▸ Problem: Carry none of the pictures over; write out the complete data exactly.
^^^^^^^^
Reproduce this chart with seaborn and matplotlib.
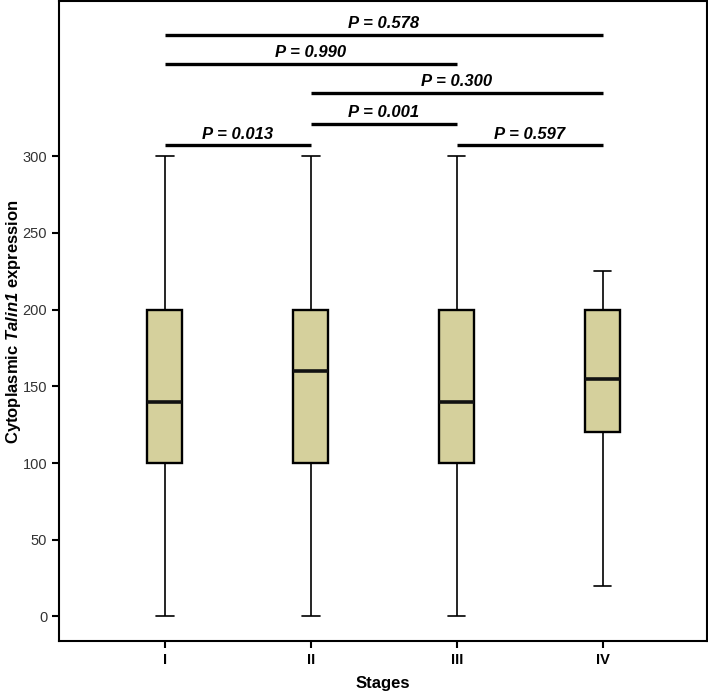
import numpy as np
import pandas as pd
import matplotlib
matplotlib.use("Agg")
import matplotlib.pyplot as plt
import seaborn as sns

# five-number summaries (min, Q1, median, Q3, max)
stages = ["I", "II", "III", "IV"]
stage_I = [0, 100, 140, 200, 300]
stage_II = [0, 100, 160, 200, 300]
stage_III = [0, 100, 140, 200, 300]
stage_IV = [20, 120, 155, 200, 225]

# pairwise comparisons: (group a, group b, height, label)
pairs_a = ["I", "I", "II", "II", "I", "III"]
pairs_b = ["IV", "III", "IV", "III", "II", "IV"]
pair_y = [379, 360, 341, 321, 307, 307]
pair_p = ["0.578", "0.990", "0.300", "0.001", "0.013", "0.597"]

sns.set_style("ticks", {"axes.edgecolor": "black", "text.color": "black",
                        "axes.labelcolor": "black"})
plt.rcParams["font.family"] = ["Liberation Sans", "DejaVu Sans"]
plt.rcParams["mathtext.fontset"] = "custom"
plt.rcParams["mathtext.bfit"] = "Liberation Sans:italic:bold"
plt.rcParams["mathtext.rm"] = "Liberation Sans"

df = pd.DataFrame({
    "stage": np.repeat(stages, 5),
    "value": stage_I + stage_II + stage_III + stage_IV,
})

fig = plt.figure(figsize=(7.08, 6.97), dpi=100)
ax = fig.add_axes([0.0833, 0.0803, 0.9153, 0.918])

sns.boxplot(data=df, x="stage", y="value", order=stages, color="#d5d09c",
            saturation=1, width=0.24, whis=1.5, linecolor="black", linewidth=1.2,
            showfliers=False, ax=ax,
            boxprops=dict(linewidth=1.7),
            medianprops=dict(linewidth=2.6, color="#111111"))

pos = {s: i for i, s in enumerate(stages)}
for a, b, y, p in zip(pairs_a, pairs_b, pair_y, pair_p):
    xa, xb = pos[a], pos[b]
    ax.plot([xa, xb], [y, y], color="black", lw=2.4, solid_capstyle="butt")
    ax.text((xa + xb) / 2, y + 2.5, "P = " + p, ha="center", va="bottom",
            fontsize=12, fontweight="bold", fontstyle="italic", color="black")

ax.set_xlim(-0.725, 3.715)
ax.set_ylim(-16, 401)
ax.set_yticks([0, 50, 100, 150, 200, 250, 300])
for sp in ax.spines.values():
    sp.set_linewidth(1.5)
    sp.set_visible(True)
ax.tick_params(axis="both", length=5, width=1.5, colors="black")
ax.tick_params(axis="y", labelsize=10.5, labelcolor="#333333")
ax.tick_params(axis="x", labelsize=10.5)
for lab in ax.get_xticklabels():
    lab.set_fontweight("bold")
ax.set_xlabel("Stages", fontsize=12, fontweight="bold")
ax.set_ylabel(r"Cytoplasmic $\mathbfit{Talin1}$ expression", fontsize=12,
              fontweight="bold")
ax.xaxis.set_label_coords(0.5, -0.055)
ax.yaxis.set_label_coords(-0.056, 0.5)

fig.savefig("out.png", dpi=100)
^^^^^^^^
▸ Exercise output:
Reproduce this chart with seaborn and matplotlib.
import numpy as np
import pandas as pd
import matplotlib
matplotlib.use("Agg")
import matplotlib.pyplot as plt
import seaborn as sns

# five-number summaries (min, Q1, median, Q3, max)
stages = ["I", "II", "III", "IV"]
stage_I = [0, 100, 140, 200, 300]
stage_II = [0, 100, 160, 200, 300]
stage_III = [0, 100, 140, 200, 300]
stage_IV = [20, 120, 155, 200, 225]

# pairwise comparisons: (group a, group b, height, label)
pairs_a = ["I", "I", "II", "II", "I", "III"]
pairs_b = ["IV", "III", "IV", "III", "II", "IV"]
pair_y = [379, 360, 341, 321, 307, 307]
pair_p = ["0.578", "0.990", "0.300", "0.001", "0.013", "0.597"]

sns.set_style("ticks", {"axes.edgecolor": "black", "text.color": "black",
                        "axes.labelcolor": "black"})
plt.rcParams["font.family"] = ["Liberation Sans", "DejaVu Sans"]
plt.rcParams["mathtext.fontset"] = "custom"
plt.rcParams["mathtext.bfit"] = "Liberation Sans:italic:bold"
plt.rcParams["mathtext.rm"] = "Liberation Sans"

df = pd.DataFrame({
    "stage": np.repeat(stages, 5),
    "value": stage_I + stage_II + stage_III + stage_IV,
})

fig = plt.figure(figsize=(7.08, 6.97), dpi=100)
ax = fig.add_axes([0.0833, 0.0803, 0.9153, 0.918])

sns.boxplot(data=df, x="stage", y="value", order=stages, color="#d5d09c",
            saturation=1, width=0.24, whis=1.5, linecolor="black", linewidth=1.2,
            showfliers=False, ax=ax,
            boxprops=dict(linewidth=1.7),
            medianprops=dict(linewidth=2.6, color="#111111"))

pos = {s: i for i, s in enumerate(stages)}
for a, b, y, p in zip(pairs_a, pairs_b, pair_y, pair_p):
    xa, xb = pos[a], pos[b]
    ax.plot([xa, xb], [y, y], color="black", lw=2.4, solid_capstyle="butt")
    ax.text((xa + xb) / 2, y + 2.5, "P = " + p, ha="center", va="bottom",
            fontsize=12, fontweight="bold", fontstyle="italic", color="black")

ax.set_xlim(-0.725, 3.715)
ax.set_ylim(-16, 401)
ax.set_yticks([0, 50, 100, 150, 200, 250, 300])
for sp in ax.spines.values():
    sp.set_linewidth(1.5)
    sp.set_visible(True)
ax.tick_params(axis="both", length=5, width=1.5, colors="black")
ax.tick_params(axis="y", labelsize=10.5, labelcolor="#333333")
ax.tick_params(axis="x", labelsize=10.5)
for lab in ax.get_xticklabels():
    lab.set_fontweight("bold")
ax.set_xlabel("Stages", fontsize=12, fontweight="bold")
ax.set_ylabel(r"Cytoplasmic $\mathbfit{Talin1}$ expression", fontsize=12,
              fontweight="bold")
ax.xaxis.set_label_coords(0.5, -0.055)
ax.yaxis.set_label_coords(-0.056, 0.5)

fig.savefig("out.png", dpi=100)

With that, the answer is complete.